▸ **Objective**:
Return all of the data exactly, with nothing left out but the pictures.
— start of Source data —
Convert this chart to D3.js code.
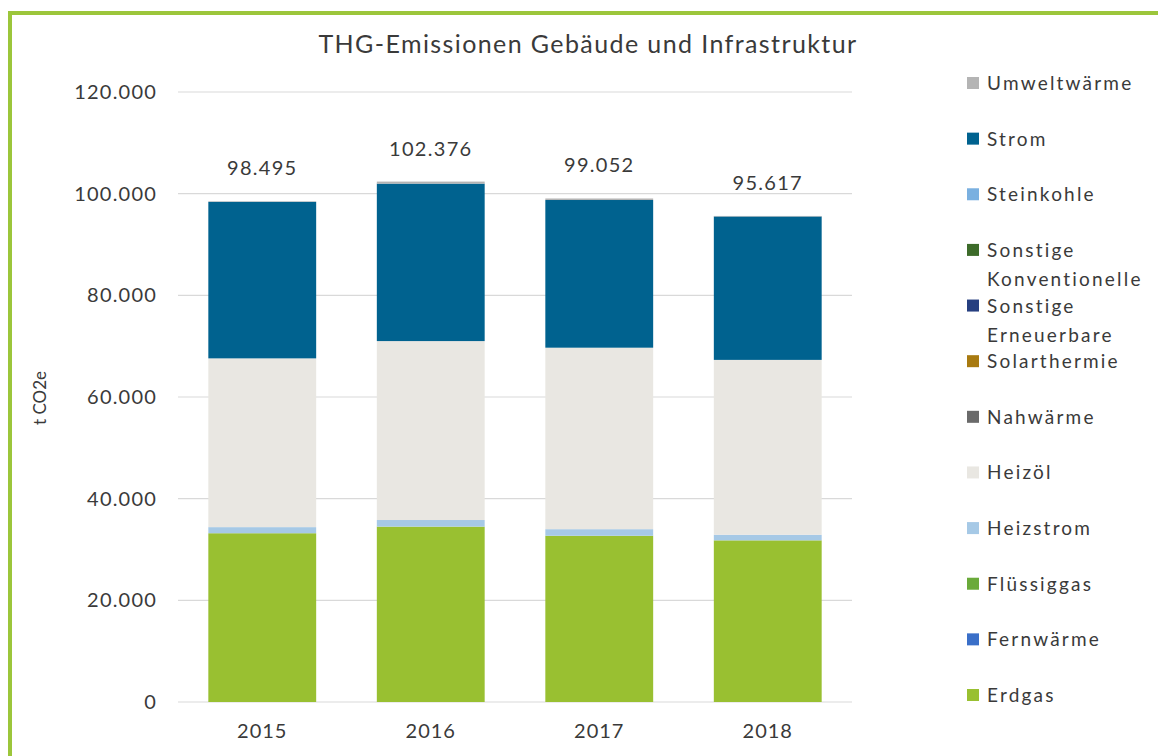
<!DOCTYPE html>
<html><head><meta charset="utf-8">
<script src="https://cdn.jsdelivr.net/npm/d3@7"></script>
<style>
body{margin:0;background:#fff;}
svg{display:block;font-family:Lato, "Open Sans", sans-serif;}
</style></head>
<body><svg id="c" width="1158" height="756"></svg>
<script>
const years = ["2015","2016","2017","2018"];
const seriesNames = ["Erdgas","Fernwärme","Flüssiggas","Heizstrom","Heizöl","Nahwärme","Solarthermie","Sonstige Erneuerbare","Sonstige Konventionelle","Steinkohle","Strom","Umweltwärme"];
const legendLabels = [["Erdgas"],["Fernwärme"],["Flüssiggas"],["Heizstrom"],["Heizöl"],["Nahwärme"],["Solarthermie"],["Sonstige","Erneuerbare"],["Sonstige","Konventionelle"],["Steinkohle"],["Strom"],["Umweltwärme"]];
const colors = ["#99c031","#3a6fc8","#6aaa3a","#a6c9e6","#e9e7e2","#6a6a6a","#a87a10","#263f80","#3d6b2a","#7ab0e0","#00628f","#b4b4b4"];
const erdgas      = [33200, 34500, 32700, 31800];
const fernwaerme  = [0, 0, 0, 0];
const fluessiggas = [0, 0, 0, 0];
const heizstrom   = [1200, 1300, 1300, 1100];
const heizoel     = [33200, 35200, 35700, 34400];
const nahwaerme   = [0, 0, 0, 0];
const solarthermie= [0, 0, 0, 0];
const sonstErn    = [0, 0, 0, 0];
const sonstKonv   = [0, 0, 0, 0];
const steinkohle  = [0, 0, 0, 0];
const strom       = [30795, 30976, 29052, 28217];
const umweltwaerme= [100, 400, 300, 100];
const totals      = [98495, 102376, 99052, 95617];
const yTicks      = [0, 20000, 40000, 60000, 80000, 100000, 120000];

const seriesValues = [erdgas,fernwaerme,fluessiggas,heizstrom,heizoel,nahwaerme,solarthermie,sonstErn,sonstKonv,steinkohle,strom,umweltwaerme];
const table = years.map((y,i)=>{const o={year:y}; seriesNames.forEach((s,k)=>o[s]=seriesValues[k][i]); return o;});
const stacked = d3.stack().keys(seriesNames)(table);

const svg = d3.select("#c");
const fmt = v => d3.format(",")(v).replace(/,/g,".");
const txt = "#3a3a3a";

// green frame
svg.append("path").attr("d","M10,760 L10,13 L1160,13").attr("fill","none").attr("stroke","#9cc63b").attr("stroke-width",4);

const x = d3.scaleBand().domain(years).range([178,852]).paddingInner(0.36).paddingOuter(0.18);
const y = d3.scaleLinear().domain([0,120000]).range([702,92]);

// grid
svg.append("g").selectAll("line").data(yTicks).join("line")
  .attr("x1",178).attr("x2",852).attr("y1",d=>y(d)).attr("y2",d=>y(d))
  .attr("stroke","#d9d9d9").attr("stroke-width",1.2);

// y axis
const yAxis = svg.append("g").attr("transform","translate(172,0)")
  .call(d3.axisLeft(y).tickValues(yTicks).tickSize(0).tickPadding(15).tickFormat(fmt));
yAxis.select(".domain").remove();
yAxis.selectAll("text").attr("font-size",20).attr("fill",txt).attr("font-family","Lato").attr("letter-spacing",1.2);

// x axis
const xAxis = svg.append("g").attr("transform","translate(0,702)")
  .call(d3.axisBottom(x).tickSize(0).tickPadding(22));
xAxis.select(".domain").remove();
xAxis.selectAll("text").attr("font-size",20).attr("fill",txt).attr("font-family","Lato").attr("letter-spacing",1);

// bars
svg.append("g").selectAll("g").data(stacked).join("g")
  .attr("fill",(d,i)=>colors[i])
  .selectAll("rect").data(d=>d).join("rect")
  .attr("x",d=>x(d.data.year)).attr("width",x.bandwidth())
  .attr("y",d=>y(d[1])).attr("height",d=>Math.max(0,y(d[0])-y(d[1])));

// totals
svg.append("g").selectAll("text").data(years).join("text")
  .attr("x",d=>x(d)+x.bandwidth()/2).attr("y",(d,i)=>y(totals[i])-26)
  .attr("text-anchor","middle").attr("font-size",20).attr("fill",txt).attr("letter-spacing",1.3)
  .text((d,i)=>fmt(totals[i]));

// title
svg.append("text").attr("x",588).attr("y",53).attr("text-anchor","middle")
  .attr("font-size",25).attr("fill",txt).attr("letter-spacing",1.4).text("THG-Emissionen Gebäude und Infrastruktur");

// y title
svg.append("text").attr("transform","translate(46,398) rotate(-90)").attr("text-anchor","middle")
  .attr("font-size",17).attr("fill",txt).text("t CO2e");

// legend
const legY = d3.scaleLinear().domain([0,11]).range([695,83]);
const leg = svg.append("g").selectAll("g").data(seriesNames).join("g")
  .attr("transform",(d,i)=>`translate(967,${legY(i)})`);
leg.append("rect").attr("x",0).attr("y",-6).attr("width",12).attr("height",12).attr("fill",(d,i)=>colors[i]);
leg.append("text").attr("x",20).attr("y",7).attr("font-size",19).attr("fill",txt).attr("letter-spacing",2.2)
  .selectAll("tspan").data((d,i)=>legendLabels[i]).join("tspan")
  .attr("x",20).attr("dy",(d,j)=>j===0?0:29).text(d=>d);
</script></body></html>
— end of Source data —
▸ **The solution**:
Convert this chart to D3.js code.
<!DOCTYPE html>
<html><head><meta charset="utf-8">
<script src="https://cdn.jsdelivr.net/npm/d3@7"></script>
<style>
body{margin:0;background:#fff;}
svg{display:block;font-family:Lato, "Open Sans", sans-serif;}
</style></head>
<body><svg id="c" width="1158" height="756"></svg>
<script>
const years = ["2015","2016","2017","2018"];
const seriesNames = ["Erdgas","Fernwärme","Flüssiggas","Heizstrom","Heizöl","Nahwärme","Solarthermie","Sonstige Erneuerbare","Sonstige Konventionelle","Steinkohle","Strom","Umweltwärme"];
const legendLabels = [["Erdgas"],["Fernwärme"],["Flüssiggas"],["Heizstrom"],["Heizöl"],["Nahwärme"],["Solarthermie"],["Sonstige","Erneuerbare"],["Sonstige","Konventionelle"],["Steinkohle"],["Strom"],["Umweltwärme"]];
const colors = ["#99c031","#3a6fc8","#6aaa3a","#a6c9e6","#e9e7e2","#6a6a6a","#a87a10","#263f80","#3d6b2a","#7ab0e0","#00628f","#b4b4b4"];
const erdgas      = [33200, 34500, 32700, 31800];
const fernwaerme  = [0, 0, 0, 0];
const fluessiggas = [0, 0, 0, 0];
const heizstrom   = [1200, 1300, 1300, 1100];
const heizoel     = [33200, 35200, 35700, 34400];
const nahwaerme   = [0, 0, 0, 0];
const solarthermie= [0, 0, 0, 0];
const sonstErn    = [0, 0, 0, 0];
const sonstKonv   = [0, 0, 0, 0];
const steinkohle  = [0, 0, 0, 0];
const strom       = [30795, 30976, 29052, 28217];
const umweltwaerme= [100, 400, 300, 100];
const totals      = [98495, 102376, 99052, 95617];
const yTicks      = [0, 20000, 40000, 60000, 80000, 100000, 120000];

const seriesValues = [erdgas,fernwaerme,fluessiggas,heizstrom,heizoel,nahwaerme,solarthermie,sonstErn,sonstKonv,steinkohle,strom,umweltwaerme];
const table = years.map((y,i)=>{const o={year:y}; seriesNames.forEach((s,k)=>o[s]=seriesValues[k][i]); return o;});
const stacked = d3.stack().keys(seriesNames)(table);

const svg = d3.select("#c");
const fmt = v => d3.format(",")(v).replace(/,/g,".");
const txt = "#3a3a3a";

// green frame
svg.append("path").attr("d","M10,760 L10,13 L1160,13").attr("fill","none").attr("stroke","#9cc63b").attr("stroke-width",4);

const x = d3.scaleBand().domain(years).range([178,852]).paddingInner(0.36).paddingOuter(0.18);
const y = d3.scaleLinear().domain([0,120000]).range([702,92]);

// grid
svg.append("g").selectAll("line").data(yTicks).join("line")
  .attr("x1",178).attr("x2",852).attr("y1",d=>y(d)).attr("y2",d=>y(d))
  .attr("stroke","#d9d9d9").attr("stroke-width",1.2);

// y axis
const yAxis = svg.append("g").attr("transform","translate(172,0)")
  .call(d3.axisLeft(y).tickValues(yTicks).tickSize(0).tickPadding(15).tickFormat(fmt));
yAxis.select(".domain").remove();
yAxis.selectAll("text").attr("font-size",20).attr("fill",txt).attr("font-family","Lato").attr("letter-spacing",1.2);

// x axis
const xAxis = svg.append("g").attr("transform","translate(0,702)")
  .call(d3.axisBottom(x).tickSize(0).tickPadding(22));
xAxis.select(".domain").remove();
xAxis.selectAll("text").attr("font-size",20).attr("fill",txt).attr("font-family","Lato").attr("letter-spacing",1);

// bars
svg.append("g").selectAll("g").data(stacked).join("g")
  .attr("fill",(d,i)=>colors[i])
  .selectAll("rect").data(d=>d).join("rect")
  .attr("x",d=>x(d.data.year)).attr("width",x.bandwidth())
  .attr("y",d=>y(d[1])).attr("height",d=>Math.max(0,y(d[0])-y(d[1])));

// totals
svg.append("g").selectAll("text").data(years).join("text")
  .attr("x",d=>x(d)+x.bandwidth()/2).attr("y",(d,i)=>y(totals[i])-26)
  .attr("text-anchor","middle").attr("font-size",20).attr("fill",txt).attr("letter-spacing",1.3)
  .text((d,i)=>fmt(totals[i]));

// title
svg.append("text").attr("x",588).attr("y",53).attr("text-anchor","middle")
  .attr("font-size",25).attr("fill",txt).attr("letter-spacing",1.4).text("THG-Emissionen Gebäude und Infrastruktur");

// y title
svg.append("text").attr("transform","translate(46,398) rotate(-90)").attr("text-anchor","middle")
  .attr("font-size",17).attr("fill",txt).text("t CO2e");

// legend
const legY = d3.scaleLinear().domain([0,11]).range([695,83]);
const leg = svg.append("g").selectAll("g").data(seriesNames).join("g")
  .attr("transform",(d,i)=>`translate(967,${legY(i)})`);
leg.append("rect").attr("x",0).attr("y",-6).attr("width",12).attr("height",12).attr("fill",(d,i)=>colors[i]);
leg.append("text").attr("x",20).attr("y",7).attr("font-size",19).attr("fill",txt).attr("letter-spacing",2.2)
  .selectAll("tspan").data((d,i)=>legendLabels[i]).join("tspan")
  .attr("x",20).attr("dy",(d,j)=>j===0?0:29).text(d=>d);
</script></body></html>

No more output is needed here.